■ **WHAT YOU WILL DO**
Leaving out every picture, copy the lines of the data exactly, from the first through the line containing "W, H = 878, 807".

■ **DATA LINES**
________________________________________

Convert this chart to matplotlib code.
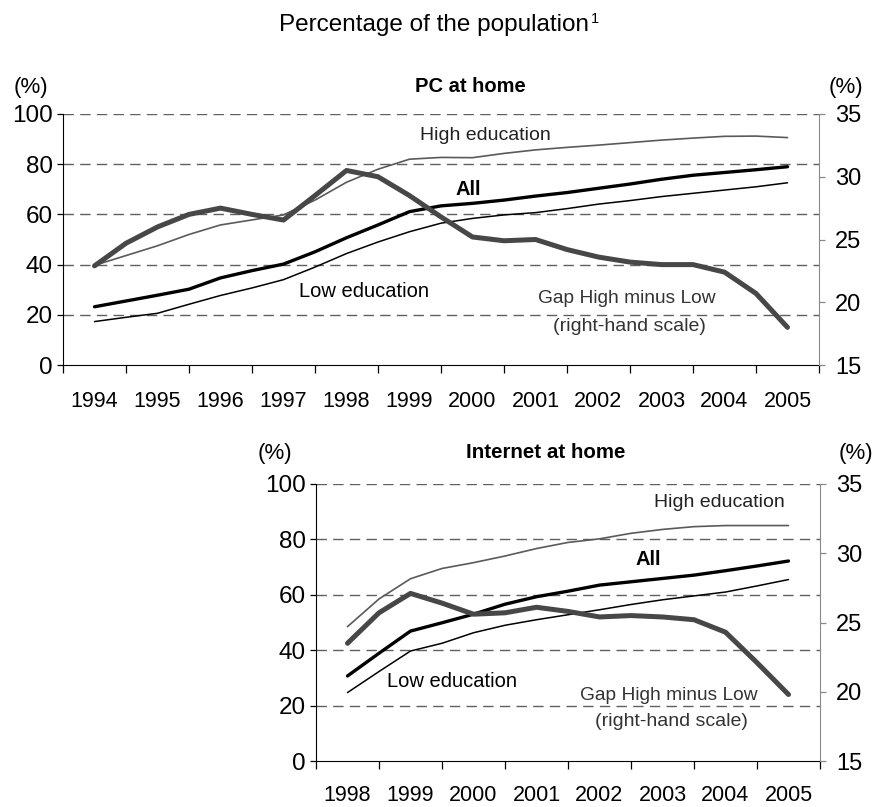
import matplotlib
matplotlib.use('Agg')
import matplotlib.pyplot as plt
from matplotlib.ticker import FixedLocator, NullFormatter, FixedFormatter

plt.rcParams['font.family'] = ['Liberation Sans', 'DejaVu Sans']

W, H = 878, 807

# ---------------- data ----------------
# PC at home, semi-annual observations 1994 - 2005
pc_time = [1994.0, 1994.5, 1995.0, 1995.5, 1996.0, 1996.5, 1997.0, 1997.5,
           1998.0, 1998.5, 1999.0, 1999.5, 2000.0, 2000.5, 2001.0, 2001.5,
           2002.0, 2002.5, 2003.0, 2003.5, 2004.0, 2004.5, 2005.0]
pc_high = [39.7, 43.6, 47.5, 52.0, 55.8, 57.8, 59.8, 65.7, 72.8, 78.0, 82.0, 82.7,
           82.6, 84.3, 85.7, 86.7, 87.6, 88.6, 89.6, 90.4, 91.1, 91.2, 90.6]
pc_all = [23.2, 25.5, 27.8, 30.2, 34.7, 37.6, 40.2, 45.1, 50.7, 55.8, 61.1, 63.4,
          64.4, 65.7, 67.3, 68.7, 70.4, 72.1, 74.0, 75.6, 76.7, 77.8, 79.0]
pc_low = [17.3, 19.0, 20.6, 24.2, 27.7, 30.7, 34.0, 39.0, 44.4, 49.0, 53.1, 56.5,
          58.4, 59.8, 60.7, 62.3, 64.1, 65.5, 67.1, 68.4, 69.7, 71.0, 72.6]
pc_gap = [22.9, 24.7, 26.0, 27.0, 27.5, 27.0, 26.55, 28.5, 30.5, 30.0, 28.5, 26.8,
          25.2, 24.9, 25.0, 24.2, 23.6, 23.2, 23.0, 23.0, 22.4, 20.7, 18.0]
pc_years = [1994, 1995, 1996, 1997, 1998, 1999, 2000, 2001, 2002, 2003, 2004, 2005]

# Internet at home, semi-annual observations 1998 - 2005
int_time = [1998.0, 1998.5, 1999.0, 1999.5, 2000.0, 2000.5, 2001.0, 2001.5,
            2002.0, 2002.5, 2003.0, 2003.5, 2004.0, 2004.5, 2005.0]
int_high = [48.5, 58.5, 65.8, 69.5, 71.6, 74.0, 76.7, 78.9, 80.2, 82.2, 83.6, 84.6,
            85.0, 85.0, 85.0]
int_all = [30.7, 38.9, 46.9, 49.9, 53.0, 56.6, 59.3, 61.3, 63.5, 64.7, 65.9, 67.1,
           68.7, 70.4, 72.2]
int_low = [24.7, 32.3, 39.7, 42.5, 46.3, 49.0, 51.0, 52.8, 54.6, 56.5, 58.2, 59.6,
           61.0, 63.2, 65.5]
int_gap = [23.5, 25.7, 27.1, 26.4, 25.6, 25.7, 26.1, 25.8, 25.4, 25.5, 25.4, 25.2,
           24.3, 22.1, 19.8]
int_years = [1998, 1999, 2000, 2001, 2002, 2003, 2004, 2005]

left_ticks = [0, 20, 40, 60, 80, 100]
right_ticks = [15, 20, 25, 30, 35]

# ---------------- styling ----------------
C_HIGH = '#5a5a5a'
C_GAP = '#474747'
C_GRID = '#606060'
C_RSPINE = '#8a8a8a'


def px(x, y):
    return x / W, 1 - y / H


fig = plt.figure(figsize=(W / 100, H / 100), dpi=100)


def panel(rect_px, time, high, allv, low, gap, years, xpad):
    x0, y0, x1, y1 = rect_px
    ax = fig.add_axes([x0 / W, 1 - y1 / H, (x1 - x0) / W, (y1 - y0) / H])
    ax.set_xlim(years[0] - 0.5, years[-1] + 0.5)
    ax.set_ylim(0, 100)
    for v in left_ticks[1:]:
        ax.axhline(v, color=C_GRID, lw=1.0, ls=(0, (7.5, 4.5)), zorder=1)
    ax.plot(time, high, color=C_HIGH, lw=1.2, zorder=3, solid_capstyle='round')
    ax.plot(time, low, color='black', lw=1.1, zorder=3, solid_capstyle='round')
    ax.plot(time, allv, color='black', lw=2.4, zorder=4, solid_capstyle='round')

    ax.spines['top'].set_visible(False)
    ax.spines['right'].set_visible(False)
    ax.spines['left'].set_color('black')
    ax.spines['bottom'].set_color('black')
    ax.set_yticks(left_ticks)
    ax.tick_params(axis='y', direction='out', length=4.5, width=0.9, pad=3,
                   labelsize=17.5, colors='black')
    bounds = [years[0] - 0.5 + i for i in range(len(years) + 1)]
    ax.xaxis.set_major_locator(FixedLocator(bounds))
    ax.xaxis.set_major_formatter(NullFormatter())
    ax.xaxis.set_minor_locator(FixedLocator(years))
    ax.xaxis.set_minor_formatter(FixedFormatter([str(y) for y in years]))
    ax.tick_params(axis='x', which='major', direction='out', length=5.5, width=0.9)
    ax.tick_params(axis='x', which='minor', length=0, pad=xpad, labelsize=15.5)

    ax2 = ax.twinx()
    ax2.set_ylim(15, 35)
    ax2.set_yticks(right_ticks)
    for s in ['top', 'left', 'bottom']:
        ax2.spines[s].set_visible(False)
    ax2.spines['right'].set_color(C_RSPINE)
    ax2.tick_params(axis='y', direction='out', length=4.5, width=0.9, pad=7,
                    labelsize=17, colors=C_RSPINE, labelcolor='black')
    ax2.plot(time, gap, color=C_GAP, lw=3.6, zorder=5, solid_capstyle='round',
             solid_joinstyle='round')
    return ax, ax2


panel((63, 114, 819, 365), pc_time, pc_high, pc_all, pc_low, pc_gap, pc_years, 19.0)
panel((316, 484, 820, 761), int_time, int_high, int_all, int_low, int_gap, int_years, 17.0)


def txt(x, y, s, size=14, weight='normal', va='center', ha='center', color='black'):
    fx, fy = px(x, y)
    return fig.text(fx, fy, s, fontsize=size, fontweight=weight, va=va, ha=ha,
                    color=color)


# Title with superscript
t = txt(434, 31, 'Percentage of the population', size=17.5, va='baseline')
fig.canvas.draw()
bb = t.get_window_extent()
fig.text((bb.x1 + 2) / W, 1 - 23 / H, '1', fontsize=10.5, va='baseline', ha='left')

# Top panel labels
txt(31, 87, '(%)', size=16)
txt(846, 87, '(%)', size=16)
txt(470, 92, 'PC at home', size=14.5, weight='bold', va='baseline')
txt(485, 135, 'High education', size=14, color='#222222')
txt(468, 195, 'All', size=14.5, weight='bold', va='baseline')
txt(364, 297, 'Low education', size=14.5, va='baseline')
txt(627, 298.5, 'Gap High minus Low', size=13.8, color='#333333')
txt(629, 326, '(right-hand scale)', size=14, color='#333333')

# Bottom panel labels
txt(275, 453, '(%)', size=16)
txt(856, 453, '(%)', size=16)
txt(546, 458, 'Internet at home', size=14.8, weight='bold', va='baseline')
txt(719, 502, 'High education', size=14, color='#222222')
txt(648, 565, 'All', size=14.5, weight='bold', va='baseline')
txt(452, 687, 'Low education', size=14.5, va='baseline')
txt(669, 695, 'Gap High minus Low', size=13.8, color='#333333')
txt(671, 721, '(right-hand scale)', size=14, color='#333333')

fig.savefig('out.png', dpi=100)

________________________________________

■ **FINAL RESULT**
Convert this chart to matplotlib code.
import matplotlib
matplotlib.use('Agg')
import matplotlib.pyplot as plt
from matplotlib.ticker import FixedLocator, NullFormatter, FixedFormatter

plt.rcParams['font.family'] = ['Liberation Sans', 'DejaVu Sans']

W, H = 878, 807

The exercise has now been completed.